Not practical under the economics of the times. I have a good history of Texas that cites a close estimate of the hypothetical value of Texas slave holdings in 1860. It was $160,000,000 -- more than the sum of all other improved property in the State. It was just an insane number, and that was just Texas and their (primarily) sugar cane hands.
Compared to the $11.6 billion dollar cost of the war?
"Not practical" in the sense that, Quincy Adams's power play having been set in motion, you would never have convinced anyone involved it its realization, not John Brown nor any of the Secret Six, not Abraham Lincoln or any of the governors he spent hours locked in secret councils with in March and April 1861 -- and evidently before that, too, given what happened in e.g. Missouri -- nor any of Lincoln's cabinet at any time in the last 10 years leading up to the war, nor any of the leading Abolitionists, like Wendell Phillips, the Beechers, and Frederick Douglass, that a huge outlay of treasure such as you suggest, assuming your numbers arguendo are reasonably close to a sale value, would be worth the expenditure to forfend the coming hecatomb.
By that time, I think group-dynamics students would tell you, the players on both sides were already heavily invested in violence -- "martial law", "reorganizing the Southern States", "defending States' rights [and we're gonna whoop 'em], or pick your euphemism -- and ready to go to war after years of mutual recrimination, suspicion, aversion, and plain old hatred.
By the way, one of the more active areas of ACW studies in the last 10 years has been research into Abolitionist and Unionist propaganda and the way its dispensers used it to foment the war and foreclose any chance of reconciliation (such as the language with which Popular Sovereignty, Lecompton, Dred Scott, and the Constitution itself [famously, by Garrison] were reviled in Northern States).
Eventually Southerners were using similar language, and at that point -- the trial of John Brown -- the Union was over and the molten mass of People and their melting institutions were ready for Lincoln's and the industrialists' hammer.
So what I mean is, even on a fair showing of comparative values, at no time after Lecompton, say, would a proposal of redemption and emancipation, even if fully capitalized, stand a chance of acceptance by both parties, who were on the verge of seeing the arbitrament of the sword, to borrow Longstreet's words, as the superior mechanism of settlement.
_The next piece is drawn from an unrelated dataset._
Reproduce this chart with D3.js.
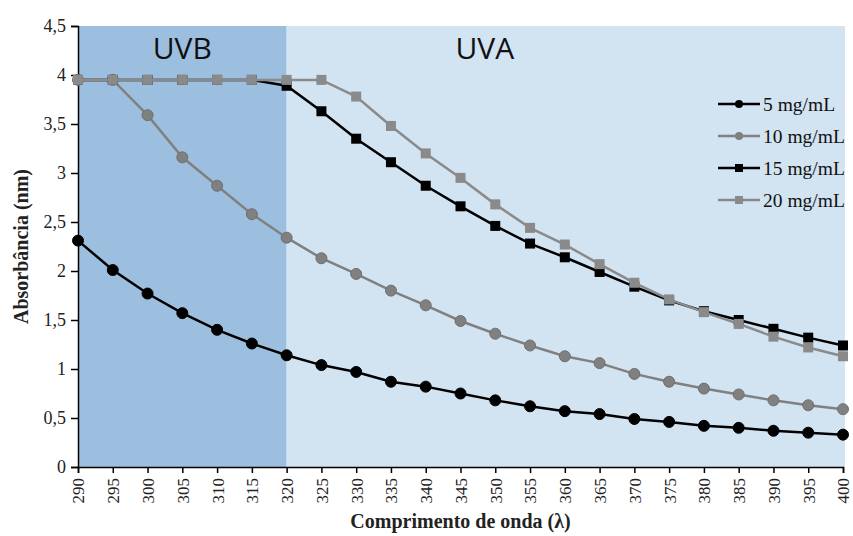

I'll give you that, but my take on that "power play" goes back to Hamilton.
By that time, I think group-dynamics students would tell you, the players on both sides were already heavily invested in violence -- "martial law", "reorganizing the Southern States", "defending States' rights [and we're gonna whoop 'em], or pick your euphemism -- and ready to go to war after years of mutual recrimination, suspicion, aversion, and plain old hatred.
I think that's fair. It doesn't negate the hypothesis. It was a musing on the applicability of Torah when it comes to matters of liberty. This was clearly a Masonic wet dream: Liberty atomized to the individual. It doesn't work that way, but it did lead directly to our existing passe via the atomization of liberty's principal institution, the family, in the name of individualism. Funny how it was collectivists who pushed that.
Could we be arrested?.......
No way....we are defenders of the Constitution.